My goal is to be present in my life.

My goal is not to be perfect.
My goal is not to avoid pain.
My goal is not to never make mistakes.
My goal is to be present in my life.

My goal is not to finish what I am doing.
My goal is not to have everything go as planned.
My goal is not to achieve goals.
My goal is to be present in my life.

My goal is not to be right.
My goal is not to be successful.
My goal is not to be comfortable.
My goal is to be present in my life.

My goal is not to change things.
My goal is not to solve problems.
My goal is not to get through the day.
My goal is to be present in my life.

My goal is not to do.
My goal is not to find.
My purpose is the purpose that is no purpose.
My goal is to be present in my life.

Since the purpose of life is to live, ask only, Am I alive?

Am I alive now?

Every Piece Of Chalk

Feeling numb to experience is caused by the false perception that you are caught in the wrong experience, as in if a predicament. This perception is caused in turn by the false belief that you need to pursue experience. You do not need to pursue experience. You are experience.
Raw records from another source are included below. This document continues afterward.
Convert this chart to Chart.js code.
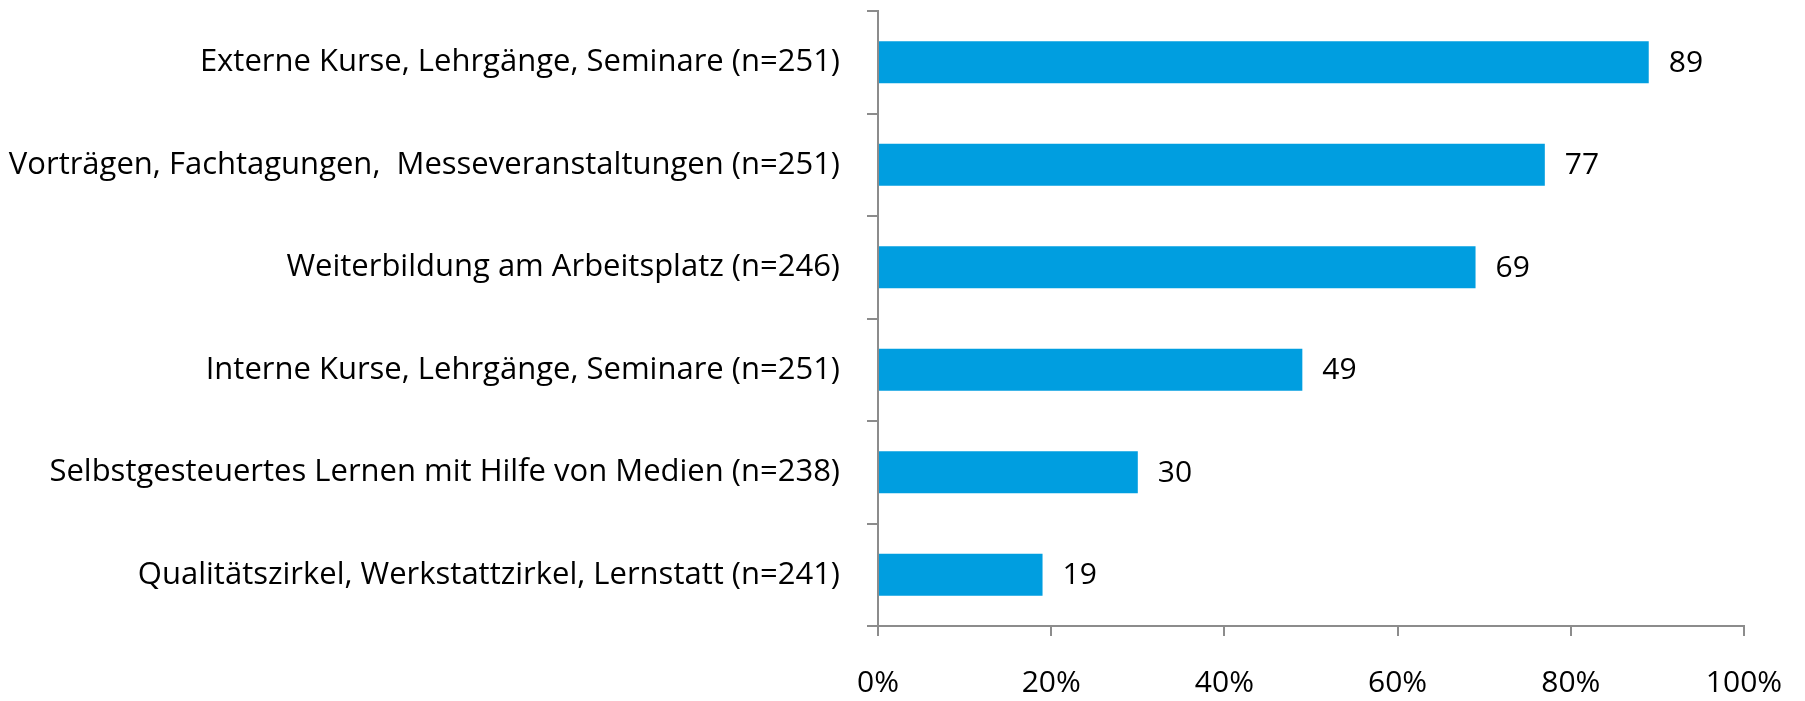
<!DOCTYPE html>
<html>
<head>
<meta charset="utf-8">
<script src="https://cdn.jsdelivr.net/npm/chart.js@4/dist/chart.umd.min.js"></script>
<style>
  html, body { margin: 0; padding: 0; background: #fff; }
  #wrap { width: 1805px; height: 701px; }
</style>
</head>
<body>
<div id="wrap"><canvas id="chart" width="1805" height="701"></canvas></div>
<script>
const categories = [
    'Externe Kurse, Lehrgänge, Seminare (n=251)',
    'Vorträgen, Fachtagungen,  Messeveranstaltungen (n=251)',
    'Weiterbildung am Arbeitsplatz (n=246)',
    'Interne Kurse, Lehrgänge, Seminare (n=251)',
    'Selbstgesteuertes Lernen mit Hilfe von Medien (n=238)',
    'Qualitätszirkel, Werkstattzirkel, Lernstatt (n=241)'
];
const values = [89, 77, 69, 49, 30, 19];
const xTicks = [0, 20, 40, 60, 80, 100];

const FONT = '"Open Sans", Lato, sans-serif';
const AXIS = '#8c8c8c';

// value labels right of each bar
const valueLabels = {
    id: 'valueLabels',
    afterDatasetsDraw(chart) {
        const ctx = chart.ctx;
        const meta = chart.getDatasetMeta(0);
        ctx.save();
        ctx.font = '30px ' + FONT;
        ctx.fillStyle = '#000';
        ctx.textAlign = 'left';
        ctx.textBaseline = 'middle';
        meta.data.forEach((bar, i) => {
            ctx.fillText(String(values[i]), bar.x + 20, bar.y + 1);
        });
        ctx.restore();
    }
};

const ctx = document.getElementById('chart').getContext('2d');
const chart = new Chart(ctx, {
    type: 'bar',
    data: {
        labels: categories,
        datasets: [{
            data: values,
            backgroundColor: '#009ee0',
            borderWidth: 0,
            barPercentage: 0.41,
            categoryPercentage: 1
        }]
    },
    options: {
        indexAxis: 'y',
        responsive: false,
        animation: false,
        layout: { padding: { top: 11, right: 61, left: 0, bottom: 0 } },
        plugins: { legend: { display: false }, tooltip: { enabled: false } },
        scales: {
            y: {
                afterFit(scale) {
                    scale.width = 878;
                    scale.paddingTop = 0;
                    scale.paddingBottom = 0;
                },
                border: { color: AXIS, width: 2 },
                grid: { drawOnChartArea: false, color: AXIS, lineWidth: 2, tickLength: 11, offset: true },
                ticks: { color: '#000', padding: 27, font: { family: FONT, size: 31 } }
            },
            x: {
                min: 0,
                max: 100,
                afterFit(scale) {
                    scale.height = 75;
                    scale.paddingLeft = 0;
                    scale.paddingRight = 0;
                },
                afterBuildTicks(scale) { scale.ticks = xTicks.map(v => ({ value: v })); },
                border: { color: AXIS, width: 2 },
                grid: { drawOnChartArea: false, color: AXIS, lineWidth: 2, tickLength: 10 },
                ticks: {
                    color: '#000',
                    padding: 29,
                    font: { family: FONT, size: 30 },
                    callback: v => v + '%'
                }
            }
        }
    },
    plugins: [valueLabels]
});
</script>
</body>
</html>
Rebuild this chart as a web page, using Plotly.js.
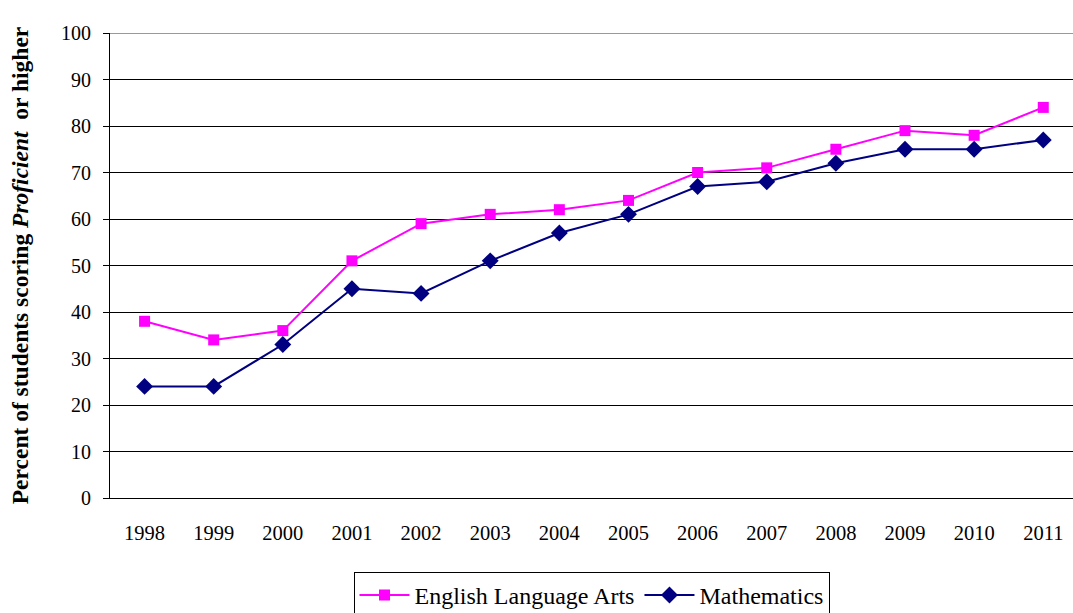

J. Jennifer Matthews, Radically Condensed Instructions for Being Just as You Are

Old hurts beckoned me and I went to them, searching the subterranean labyrinths of my heart. The memories come broken, twisting toward wholeness. I unlock their secret meanings and let them fly away. I have the sensation I am getting to the bottom of something. Age 12, staring hard at my face in the mirror, thinking, “When will I look like myself?” Unable to picture how that self might look. I think of myself as a depressed, insecure teenager, an overwhelmed 9-year-old. I think of myself now, a man with a transsexual body. I realize that for my whole life, my greatest dream has always been to be normal, to live a normal life. It seemed so out of reach. Then I get to the core of it, to the single thought that has tormented me so long. I’m not how I’m supposed to be. Sudden tears warm against my cheeks. Then, sudden laughter. It’s only what I know all over again. I am trans. To be trans is to know in your bones that something is very wrong–that somehow you were supposed to be different.

Everything is wrong, and nothing is. This is the truth of the experience–to remember the mistake over and over. I laughed then, giddy with freedom. I’m still trans; that’s all. In that moment a few weeks ago, I felt I had finally accepted it.

What is truth for the transgender person? The truth is we are really and truly trans. We’re weren’t supposed to be different. We are the ones who walk across/between genders. That is one journey our spirits make in this life.

Spiritual questions related to the artifice of the ego or self speak directly to the trans experience. But which self is false? As transsexual people we can get caught between competing false selves. We are haunted by twin ghosts: the cisgender son or daughter we were asked or forced to be, and the cisgender girl or boy we wanted to be instead.

The truth is that neither is us. We are real, and we really are trans.

I had a strange thought. Make no sense of it; it is a spiritual truth that defies ordinary logic. I thought, God must have really loved me to have made me trans. In that moment, I felt my transness as a beautiful gift from the eternal, an endless kiss, a point of encounter, the memory of wholeness, intimacy itself. It is no better and no worse than any other kiss. It is only the particular kiss that we receive, we few who meet life at this unusual angle. In some strange way, being trans is how I know I exist, since everywhere I go, there I am, trans again.

When I was small, whenever I broke a piece of chalk–a common occurrence that greatly distressed me–my dad would make it whole again. He would take the two pieces, hold them together, get very quiet, and then hand me back a whole piece of chalk. By some sleight of hand, he’d pocketed the shorter piece; I accepted the longer half as the whole thing. A whole piece of chalk.

Of course, it is a whole piece of chalk. Every piece of chalk is a whole piece of chalk. And goddammit, I am a whole piece of chalk too.